2. We solve the transformed problem using circular inversion. As the inverting circle, we choose the smaller of the two given circles, although any circle centered at the center of the smaller one would suffice. We apply the inversion to the dilated line and the larger circle. The center of the smaller circle is mapped to infinity.
3. We find the parallel tangents from the circle (the image of the line) to the line (the image of the larger circle). These two parallels are the images of the solutions to the dilated problem. However, only one of them corresponds to the solution of the original problem.
4. From the two parallels, we select the one that corresponds to the desired solution and apply the inverse transformation to it.
5. The resulting circle is then dilated by the radius of the smaller given circle, yielding the first solution.
6. – 10. In steps 6 to 10, we find a solution circle that touches both given circles at their common point of tangency and lies outside both of them. The steps mirror those in steps 1 to 5. The only difference is that in the initial dilation, the line is shifted in the opposite direction.
7. We now find circles that are internally tangent to the larger circle and externally tangent to the smaller one. We begin by applying a dilation. The line is shifted away from the given circles, and the larger circle is enlarged by the radius of the smaller one.

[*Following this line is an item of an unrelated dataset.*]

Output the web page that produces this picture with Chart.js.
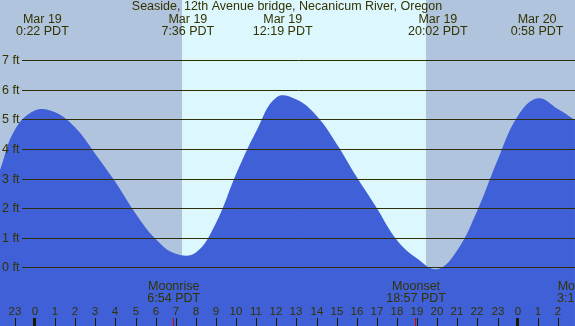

8. The dilated objects are then mapped using circular inversion. As the inverting circle, we again use the smaller of the given circles.
9. The solutions in the inverted setting correspond to the common tangents of the two inverted circles.
10. These tangents are transformed back using the inverse inversion.
11. The resulting circles are then dilated by the radius of the smaller given circle. This yields the remaining two solutions.
12. The problem has four solutions in total.

Steps

1. First, construct the loci of centers of circles tangent to both given circles. The set of centers of all circles tangent to both circles at their common point of tangency is the line passing through the centers of the given circles.
2. The set of centers of circles that are externally tangent to the smaller circle and internally tangent to the larger circle is an ellipse with foci at the centers of these circles. The ellipse passes through the common point of tangency.
3. Now, construct the loci of centers of circles tangent to the smaller circle and the given line. The centers of circles internally tangent to the given circle and also tangent to the line lie on a parabola. The focus of the parabola is the center of the circle. The directrix is a line parallel to the given line, shifted by the radius of the circle. This shift is based on a dilation in which the given circle is reduced to a point.
4. The centers of circles externally tangent to the given circle and also tangent to the line lie on another parabola. The focus is again the center of the circle, and the directrix is a line parallel to the given line, shifted in the opposite half-plane compared to the previous step.
5. We now find the centers of the solution circles as the intersections of the previously constructed loci. The first center lies at the intersection of the line and one of the parabolas. Of the two possible intersection points, we select the one where both loci imply an internal tangency with the smaller circle.
6. The second center lies at the intersection of the line and the other parabola. Here, we select the intersection point where both loci imply an external tangency with the smaller circle.
7. The remaining two centers are found as the intersections of the parabola corresponding to external tangency with the smaller circle and the ellipse.
8. The problem has four solutions in total.